В этот день можно было посмотреть телевизор, по которому транслировалась пара советских каналов, — старенький движок с трудом справлялся с нагрузкой, — если телевизор работает, утюг уже не включишь.
К банным процедурам ротный относился серьёзно и с вдохновением. С первых дней приезда на заставу его огорчало отсутствие привычных трав, а особенно мяты, — для придания банному пару особенного, неповторимого аромата.
В одну из поездок по долине, где жизнь теплилась только вокруг арыков и других водных источников, его заинтересовал большой куст, почти в человеческий рост, листья которого, потертые пальцами, — о, чудо! — издавали мятный аромат. Решение было найдено, — с тех пор банный ритуал стал служить истинным отдыхом для души и тела.
Использование трав на 24-й, не только для банного пара, было известно в самых широких кругах дивизии. По инструкции, в связи с таким распространенным явлением, как инфекционные заболевания, — гепатит, малярия, лихорадка и всякие прочие гадости, бойцам положено было пить только кипячёную воду. На афганском пекле, особенно недавно прибывшим молодым бойцам, пить хотелось часто, буквально вёдрами, — потом проходил период адаптации, и потребление жидкости снижалось. Для этих нужд на заставе стояла огромная ёмкость с постоянно кипятящейся водой, в которую, для улучшения вкуса, поначалу кидали верблюжью колючку, имевшую к тому же антисептический эффект. Остывший напиток напоминал вишневый компот и был гораздо приятнее обычной кипяченой воды: приезжавшие по разным делам на заставу солдаты и офицеры всегда набирали его с собой «про запас». Потом любознательный ротный нашел в горах какое-то растение, напоминавшее по внешнему виду очень плотные кусты роз, заварил срезанные побеги кипятком, — и был ошеломлён полученным результатом: получившийся отвар напомнил вкус школьного детства с запахом сушеных груш в родной Украине. Таким образом стали разнообразить питьевой рацион.

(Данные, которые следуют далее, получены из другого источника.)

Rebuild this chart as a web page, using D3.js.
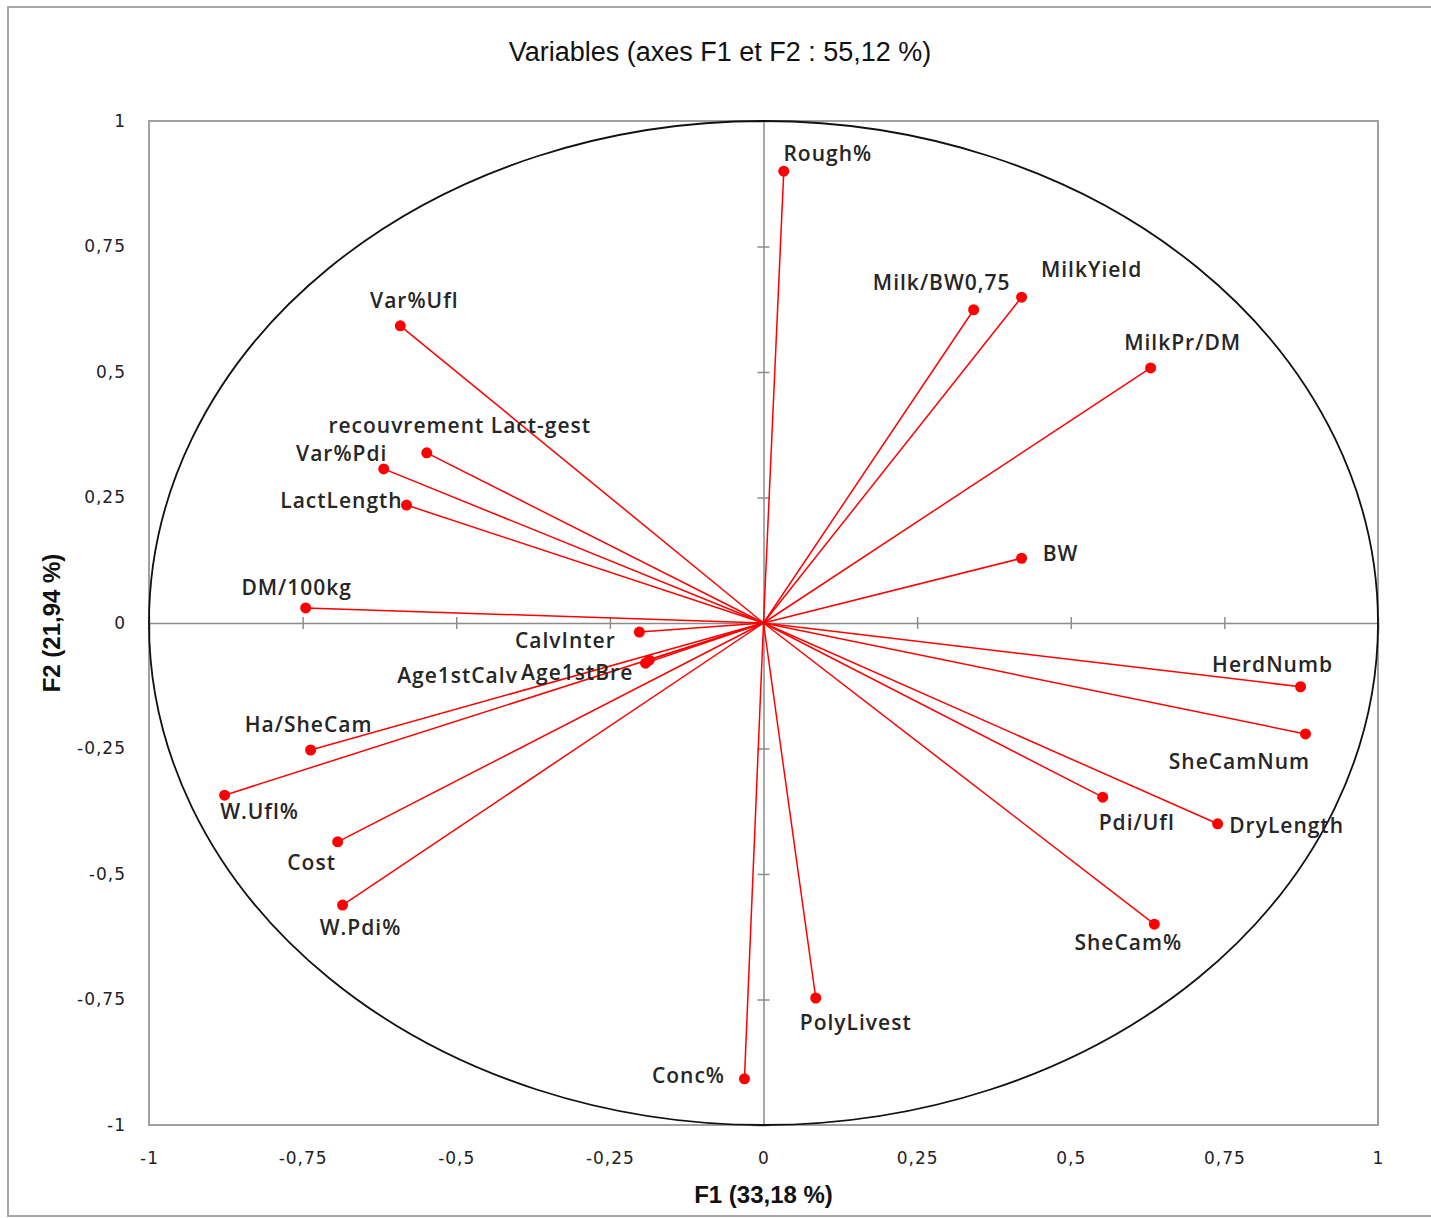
<!DOCTYPE html>
<html>
<head>
<meta charset="utf-8">
<script src="https://cdn.jsdelivr.net/npm/d3@7"></script>
<style>
  body { margin: 0; background: #fff; }
  .lbl { font-family: "Open Sans", sans-serif; font-size: 21px; letter-spacing: 1px; font-weight: 600; fill: #262626; }
  .tick text { font-family: "DejaVu Sans", sans-serif; font-size: 17px; letter-spacing: 1px; fill: #222; }
  .ttl { font-family: "Liberation Sans Narrow", "Liberation Sans", sans-serif; fill: #111; }
</style>
</head>
<body>
<svg width="1431" height="1218"></svg>
<script>
// variable names and their coordinates on F1 / F2
var names = ['Rough%', 'Milk/BW0,75', 'MilkYield', 'MilkPr/DM', 'BW', 'HerdNumb',
             'SheCamNum', 'Pdi/Ufl', 'DryLength', 'SheCam%', 'PolyLivest', 'Conc%',
             'W.Pdi%', 'Cost', 'W.Ufl%', 'Ha/SheCam', 'Age1stCalv', 'Age1stBre',
             'CalvInter', 'DM/100kg', 'LactLength', 'Var%Pdi', 'recouvrement Lact-gest', 'Var%Ufl'];
var f1 = [0.033, 0.342, 0.420, 0.630, 0.420, 0.874,
          0.882, 0.552, 0.739, 0.636, 0.085, -0.031,
          -0.685, -0.693, -0.877, -0.737, -0.192, -0.186,
          -0.202, -0.745, -0.581, -0.618, -0.548, -0.591];
var f2 = [0.900, 0.624, 0.649, 0.508, 0.129, -0.127,
          -0.221, -0.347, -0.400, -0.600, -0.747, -0.908,
          -0.562, -0.436, -0.343, -0.253, -0.080, -0.074,
          -0.018, 0.030, 0.235, 0.307, 0.339, 0.592];
var tickValues = [-1, -0.75, -0.5, -0.25, 0, 0.25, 0.5, 0.75, 1];
var tickLabels = ['-1', '-0,75', '-0,5', '-0,25', '0', '0,25', '0,5', '0,75', '1'];

// label placement (pixel offset of the label centre from its point)
var labelDx = [44, -32, 70, 32, 39, -28,
               -66, 34, 69, -26, 40, -56,
               18, -26, 35, -2, -188, -72,
               -74, -9, -65, -42, 33, 14];
var labelDy = [-18, -28, -28, -26, -5, -23,
               27, 25, 1, 18, 24, -4,
               22, 20, 16, -26, 12, 12,
               8, -21, -5, -16, -28, -26];

var data = names.map(function(n, i) {
  return { name: n, x: f1[i], y: f2[i], dx: labelDx[i], dy: labelDy[i] };
});

var svg = d3.select('svg');

var xScale = d3.scaleLinear().domain([-1, 1]).range([149, 1378]);
var yScale = d3.scaleLinear().domain([-1, 1]).range([1125, 121]);
var fmt = function(d) { return tickLabels[tickValues.indexOf(d)]; };

// outer frame
svg.append('rect')
   .attr('x', 8).attr('y', 7)
   .attr('width', 1440).attr('height', 1209)
   .style('fill', 'none').style('stroke', '#a6a6a6').style('stroke-width', 2);

// plot box
svg.append('rect')
   .attr('x', xScale(-1)).attr('y', yScale(1))
   .attr('width', xScale(1) - xScale(-1))
   .attr('height', yScale(-1) - yScale(1))
   .style('fill', 'none').style('stroke', '#a0a0a0').style('stroke-width', 2);

// tick labels on the edges
svg.append('g')
   .attr('transform', 'translate(0,' + (yScale(-1) + 24) + ')')
   .call(d3.axisBottom(xScale).tickValues(tickValues).tickFormat(fmt).tickSize(0))
   .call(function(g) { g.select('.domain').remove(); });

svg.append('g')
   .attr('transform', 'translate(' + (xScale(-1) - 20) + ',0)')
   .call(d3.axisLeft(yScale).tickValues(tickValues).tickFormat(fmt).tickSize(0))
   .call(function(g) { g.select('.domain').remove(); });

// centre axes with crossing ticks
svg.append('g')
   .attr('transform', 'translate(0,' + yScale(0) + ')')
   .call(d3.axisBottom(xScale).tickValues(tickValues).tickFormat('').tickSize(12))
   .call(function(g) {
     g.select('.domain').style('stroke', '#8c8c8c').style('stroke-width', 1.5);
     g.selectAll('.tick line').attr('y1', -6).attr('y2', 6).style('stroke', '#8c8c8c').style('stroke-width', 1.5);
   });

svg.append('g')
   .attr('transform', 'translate(' + xScale(0) + ',0)')
   .call(d3.axisLeft(yScale).tickValues(tickValues).tickFormat('').tickSize(12))
   .call(function(g) {
     g.select('.domain').style('stroke', '#8c8c8c').style('stroke-width', 1.5);
     g.selectAll('.tick line').attr('x1', -6).attr('x2', 6).style('stroke', '#8c8c8c').style('stroke-width', 1.5);
   });

// correlation circle
svg.append('ellipse')
   .attr('cx', xScale(0)).attr('cy', yScale(0))
   .attr('rx', xScale(1) - xScale(0))
   .attr('ry', yScale(0) - yScale(1))
   .style('fill', 'none').style('stroke', '#111').style('stroke-width', 1.8);

// vectors
svg.selectAll('line.vec')
   .data(data)
   .enter()
   .append('line')
   .attr('class', 'vec')
   .attr('x1', xScale(0)).attr('y1', yScale(0))
   .attr('x2', function(d) { return xScale(d.x); })
   .attr('y2', function(d) { return yScale(d.y); })
   .style('stroke', '#ff0000').style('stroke-width', 1.5);

svg.selectAll('circle.pt')
   .data(data)
   .enter()
   .append('circle')
   .attr('class', 'pt')
   .attr('r', 5.5)
   .attr('cx', function(d) { return xScale(d.x); })
   .attr('cy', function(d) { return yScale(d.y); })
   .style('fill', '#ff0000');

svg.selectAll('text.lbl')
   .data(data)
   .enter()
   .append('text')
   .attr('class', 'lbl')
   .attr('x', function(d) { return xScale(d.x) + d.dx; })
   .attr('y', function(d) { return yScale(d.y) + d.dy; })
   .attr('text-anchor', 'middle')
   .attr('dominant-baseline', 'central')
   .text(function(d) { return d.name; });

// titles
svg.append('text')
   .attr('class', 'ttl')
   .attr('x', 720).attr('y', 61)
   .attr('text-anchor', 'middle')
   .style('font-size', '27px')
   .text('Variables (axes F1 et F2 : 55,12 %)');

svg.append('text')
   .attr('class', 'ttl')
   .attr('x', xScale(0)).attr('y', 1203)
   .attr('text-anchor', 'middle')
   .style('font-size', '24px').style('font-weight', 'bold')
   .text('F1 (33,18 %)');

svg.append('text')
   .attr('class', 'ttl')
   .attr('transform', 'translate(60,' + yScale(0) + ') rotate(-90)')
   .attr('text-anchor', 'middle')
   .style('font-size', '24px').style('font-weight', 'bold')
   .text('F2 (21,94 %)');
</script>
</body>
</html>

Набирая в обшитую брезентом фляжку горячий «компот», её окунали в воду и оставляли на солнце: так жидкость быстрее остывала. Брезент высыхал, и процедуру повторяли два-три раза, — такой способ охлаждения многие узнали впервые…
За санитарией на 24-й следили тщательно: привезенную с промоины воду сразу хлорировали, а перед входом в столовую стоял большой чан с густым раствором хлорки: каждый, идущий в столовую, окунал в этот раствор руки, после чего они покрывались «белыми перчатками». Несмотря на это, за время службы различными инфекциями переболели почти все, и солдаты, и офицеры, редко кому удалось избежать этой участи. В медицинской комиссии, которую проходили перед отправкой в Афган, существовала даже такая присказка: «Желтухой болел?» — «Нет» — «Переболеешь!»
При различных ссадинах и царапинах, а также такому распространенному явлению, как обгоревшие уши, обращаться к медикам считалось даже неприличным…
Замполит роты Александр Фаррахов, раздобывший где-то заживляющий крем быстрого действия, выстраивал бойцов, и лично проводил осмотр и оздоровление, смазывая царапины на руках и уши пострадавших, — афганские панамы не спасали от палящего солнца, когда температура могла подниматься выше шестидесяти градусов, — нежная кожа на ушах буквально сворачивалась и облазила до кровавых ран.
Нач. связи Давыдкин, комбат В. Болтиков, врач С. Тришин
Заболевших лечил чаще всего батальонный врач Сергей Тришин, — каждый доклад о случаях заболеваний в дивизию вызывал нарекания со стороны вышестоящего начальства, это было ЧП, и попадать в списки «нарушителей» никому не хотелось. На каждой заставе был санинструктор, выполнявший предписания врача, поэтому обходились обычно своими силами. В госпиталь в Кабул отправлялись только в исключительных случаях. Среди солдат даже бытовало мнение, что именно Кабул служит источником заразы: когда приезжали по разным делам в дивизию, казалось, что в городе даже дышится хуже, чем на родной заставе. Свой горный воздух казался чище, заснеженные вершины гор — красивее и величественнее, чем унылый городской пейзаж. Кабул — полуторамиллионный тогда город, действительно в дневное время выглядел серо и невзрачно, а раскалённый воздух на узких улочках, казалось, был пропитан микроскопической глинистой пылью, которая при строительстве полностью заменяла цемент, не требуя никаких добавок.